Repeat the listing in full, preserving every character.

----------------------------------------

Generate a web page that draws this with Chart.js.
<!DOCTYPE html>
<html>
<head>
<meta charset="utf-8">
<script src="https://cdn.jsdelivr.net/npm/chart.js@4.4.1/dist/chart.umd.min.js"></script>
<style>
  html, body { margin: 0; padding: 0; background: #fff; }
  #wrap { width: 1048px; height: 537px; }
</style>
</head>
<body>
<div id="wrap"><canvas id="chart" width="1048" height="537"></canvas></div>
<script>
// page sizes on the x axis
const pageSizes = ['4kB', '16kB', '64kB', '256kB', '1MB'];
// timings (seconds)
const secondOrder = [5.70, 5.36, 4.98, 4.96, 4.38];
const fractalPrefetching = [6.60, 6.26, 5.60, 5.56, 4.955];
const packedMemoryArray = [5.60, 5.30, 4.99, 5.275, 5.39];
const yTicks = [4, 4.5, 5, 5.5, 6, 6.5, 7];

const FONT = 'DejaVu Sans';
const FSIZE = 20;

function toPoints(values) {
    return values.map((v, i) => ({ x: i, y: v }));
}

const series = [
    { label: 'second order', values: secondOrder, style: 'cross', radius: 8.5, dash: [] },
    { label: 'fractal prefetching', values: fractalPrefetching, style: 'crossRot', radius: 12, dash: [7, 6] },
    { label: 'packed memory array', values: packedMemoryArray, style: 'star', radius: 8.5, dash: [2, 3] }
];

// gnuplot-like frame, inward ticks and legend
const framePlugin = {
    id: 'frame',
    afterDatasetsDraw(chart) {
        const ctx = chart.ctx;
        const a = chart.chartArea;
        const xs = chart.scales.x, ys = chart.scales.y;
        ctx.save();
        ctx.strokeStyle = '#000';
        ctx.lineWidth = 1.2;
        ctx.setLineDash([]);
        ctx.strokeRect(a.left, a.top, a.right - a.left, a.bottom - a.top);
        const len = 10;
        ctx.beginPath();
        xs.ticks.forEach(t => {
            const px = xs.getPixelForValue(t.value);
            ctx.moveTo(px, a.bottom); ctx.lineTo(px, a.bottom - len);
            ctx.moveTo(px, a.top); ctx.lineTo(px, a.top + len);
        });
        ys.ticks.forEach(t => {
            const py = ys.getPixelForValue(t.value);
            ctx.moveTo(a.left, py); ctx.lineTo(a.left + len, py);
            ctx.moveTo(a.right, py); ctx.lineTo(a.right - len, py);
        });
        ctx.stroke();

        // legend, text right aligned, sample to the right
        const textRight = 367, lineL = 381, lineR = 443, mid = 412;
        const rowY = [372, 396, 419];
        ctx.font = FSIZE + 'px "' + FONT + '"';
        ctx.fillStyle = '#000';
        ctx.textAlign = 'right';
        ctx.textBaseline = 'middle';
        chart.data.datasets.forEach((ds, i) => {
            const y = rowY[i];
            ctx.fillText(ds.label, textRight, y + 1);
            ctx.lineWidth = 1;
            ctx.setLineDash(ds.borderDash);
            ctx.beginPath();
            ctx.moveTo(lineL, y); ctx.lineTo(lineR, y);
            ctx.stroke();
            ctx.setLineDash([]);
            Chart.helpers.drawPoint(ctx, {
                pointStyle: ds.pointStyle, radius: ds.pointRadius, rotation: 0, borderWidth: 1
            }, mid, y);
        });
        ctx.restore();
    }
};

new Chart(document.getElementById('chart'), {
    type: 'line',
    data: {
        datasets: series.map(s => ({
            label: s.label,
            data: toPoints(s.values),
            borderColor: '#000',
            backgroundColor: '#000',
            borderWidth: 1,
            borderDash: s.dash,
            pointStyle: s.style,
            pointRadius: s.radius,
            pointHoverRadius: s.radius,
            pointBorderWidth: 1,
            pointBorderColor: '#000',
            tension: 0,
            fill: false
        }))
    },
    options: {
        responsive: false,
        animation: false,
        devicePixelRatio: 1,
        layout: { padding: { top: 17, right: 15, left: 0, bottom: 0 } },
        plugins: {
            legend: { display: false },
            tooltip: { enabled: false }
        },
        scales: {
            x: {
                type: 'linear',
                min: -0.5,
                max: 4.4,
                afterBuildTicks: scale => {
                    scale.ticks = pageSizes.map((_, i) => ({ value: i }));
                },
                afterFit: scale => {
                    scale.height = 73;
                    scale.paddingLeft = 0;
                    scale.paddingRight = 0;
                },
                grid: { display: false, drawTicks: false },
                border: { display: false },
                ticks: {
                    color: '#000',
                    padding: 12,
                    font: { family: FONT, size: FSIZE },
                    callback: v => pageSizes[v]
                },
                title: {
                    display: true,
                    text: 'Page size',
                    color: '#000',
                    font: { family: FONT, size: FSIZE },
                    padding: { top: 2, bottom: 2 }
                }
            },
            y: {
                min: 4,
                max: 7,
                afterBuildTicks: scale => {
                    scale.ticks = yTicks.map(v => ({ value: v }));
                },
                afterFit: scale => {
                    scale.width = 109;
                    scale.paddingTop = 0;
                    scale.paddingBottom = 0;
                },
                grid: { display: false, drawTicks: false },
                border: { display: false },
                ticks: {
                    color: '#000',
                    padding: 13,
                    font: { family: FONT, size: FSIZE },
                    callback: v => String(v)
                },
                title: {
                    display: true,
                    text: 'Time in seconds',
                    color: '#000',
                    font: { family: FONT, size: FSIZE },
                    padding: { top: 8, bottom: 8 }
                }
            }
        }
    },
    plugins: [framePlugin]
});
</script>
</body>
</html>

----------------------------------------

§ **WRITTEN SOLUTION**
Generate a web page that draws this with Chart.js.
<!DOCTYPE html>
<html>
<head>
<meta charset="utf-8">
<script src="https://cdn.jsdelivr.net/npm/chart.js@4.4.1/dist/chart.umd.min.js"></script>
<style>
  html, body { margin: 0; padding: 0; background: #fff; }
  #wrap { width: 1048px; height: 537px; }
</style>
</head>
<body>
<div id="wrap"><canvas id="chart" width="1048" height="537"></canvas></div>
<script>
// page sizes on the x axis
const pageSizes = ['4kB', '16kB', '64kB', '256kB', '1MB'];
// timings (seconds)
const secondOrder = [5.70, 5.36, 4.98, 4.96, 4.38];
const fractalPrefetching = [6.60, 6.26, 5.60, 5.56, 4.955];
const packedMemoryArray = [5.60, 5.30, 4.99, 5.275, 5.39];
const yTicks = [4, 4.5, 5, 5.5, 6, 6.5, 7];

const FONT = 'DejaVu Sans';
const FSIZE = 20;

function toPoints(values) {
    return values.map((v, i) => ({ x: i, y: v }));
}

const series = [
    { label: 'second order', values: secondOrder, style: 'cross', radius: 8.5, dash: [] },
    { label: 'fractal prefetching', values: fractalPrefetching, style: 'crossRot', radius: 12, dash: [7, 6] },
    { label: 'packed memory array', values: packedMemoryArray, style: 'star', radius: 8.5, dash: [2, 3] }
];

// gnuplot-like frame, inward ticks and legend
const framePlugin = {
    id: 'frame',
    afterDatasetsDraw(chart) {
        const ctx = chart.ctx;
        const a = chart.chartArea;
        const xs = chart.scales.x, ys = chart.scales.y;
        ctx.save();
        ctx.strokeStyle = '#000';
        ctx.lineWidth = 1.2;
        ctx.setLineDash([]);
        ctx.strokeRect(a.left, a.top, a.right - a.left, a.bottom - a.top);
        const len = 10;
        ctx.beginPath();
        xs.ticks.forEach(t => {
            const px = xs.getPixelForValue(t.value);
            ctx.moveTo(px, a.bottom); ctx.lineTo(px, a.bottom - len);
            ctx.moveTo(px, a.top); ctx.lineTo(px, a.top + len);
        });
        ys.ticks.forEach(t => {
            const py = ys.getPixelForValue(t.value);
            ctx.moveTo(a.left, py); ctx.lineTo(a.left + len, py);
            ctx.moveTo(a.right, py); ctx.lineTo(a.right - len, py);
        });
        ctx.stroke();

        // legend, text right aligned, sample to the right
        const textRight = 367, lineL = 381, lineR = 443, mid = 412;
        const rowY = [372, 396, 419];
        ctx.font = FSIZE + 'px "' + FONT + '"';
        ctx.fillStyle = '#000';
        ctx.textAlign = 'right';
        ctx.textBaseline = 'middle';
        chart.data.datasets.forEach((ds, i) => {
            const y = rowY[i];
            ctx.fillText(ds.label, textRight, y + 1);
            ctx.lineWidth = 1;
            ctx.setLineDash(ds.borderDash);
            ctx.beginPath();
            ctx.moveTo(lineL, y); ctx.lineTo(lineR, y);
            ctx.stroke();
            ctx.setLineDash([]);
            Chart.helpers.drawPoint(ctx, {
                pointStyle: ds.pointStyle, radius: ds.pointRadius, rotation: 0, borderWidth: 1
            }, mid, y);
        });
        ctx.restore();
    }
};

new Chart(document.getElementById('chart'), {
    type: 'line',
    data: {
        datasets: series.map(s => ({
            label: s.label,
            data: toPoints(s.values),
            borderColor: '#000',
            backgroundColor: '#000',
            borderWidth: 1,
            borderDash: s.dash,
            pointStyle: s.style,
            pointRadius: s.radius,
            pointHoverRadius: s.radius,
            pointBorderWidth: 1,
            pointBorderColor: '#000',
            tension: 0,
            fill: false
        }))
    },
    options: {
        responsive: false,
        animation: false,
        devicePixelRatio: 1,
        layout: { padding: { top: 17, right: 15, left: 0, bottom: 0 } },
        plugins: {
            legend: { display: false },
            tooltip: { enabled: false }
        },
        scales: {
            x: {
                type: 'linear',
                min: -0.5,
                max: 4.4,
                afterBuildTicks: scale => {
                    scale.ticks = pageSizes.map((_, i) => ({ value: i }));
                },
                afterFit: scale => {
                    scale.height = 73;
                    scale.paddingLeft = 0;
                    scale.paddingRight = 0;
                },
                grid: { display: false, drawTicks: false },
                border: { display: false },
                ticks: {
                    color: '#000',
                    padding: 12,
                    font: { family: FONT, size: FSIZE },
                    callback: v => pageSizes[v]
                },
                title: {
                    display: true,
                    text: 'Page size',
                    color: '#000',
                    font: { family: FONT, size: FSIZE },
                    padding: { top: 2, bottom: 2 }
                }
            },
            y: {
                min: 4,
                max: 7,
                afterBuildTicks: scale => {
                    scale.ticks = yTicks.map(v => ({ value: v }));
                },
                afterFit: scale => {
                    scale.width = 109;
                    scale.paddingTop = 0;
                    scale.paddingBottom = 0;
                },
                grid: { display: false, drawTicks: false },
                border: { display: false },
                ticks: {
                    color: '#000',
                    padding: 13,
                    font: { family: FONT, size: FSIZE },
                    callback: v => String(v)
                },
                title: {
                    display: true,
                    text: 'Time in seconds',
                    color: '#000',
                    font: { family: FONT, size: FSIZE },
                    padding: { top: 8, bottom: 8 }
                }
            }
        }
    },
    plugins: [framePlugin]
});
</script>
</body>
</html>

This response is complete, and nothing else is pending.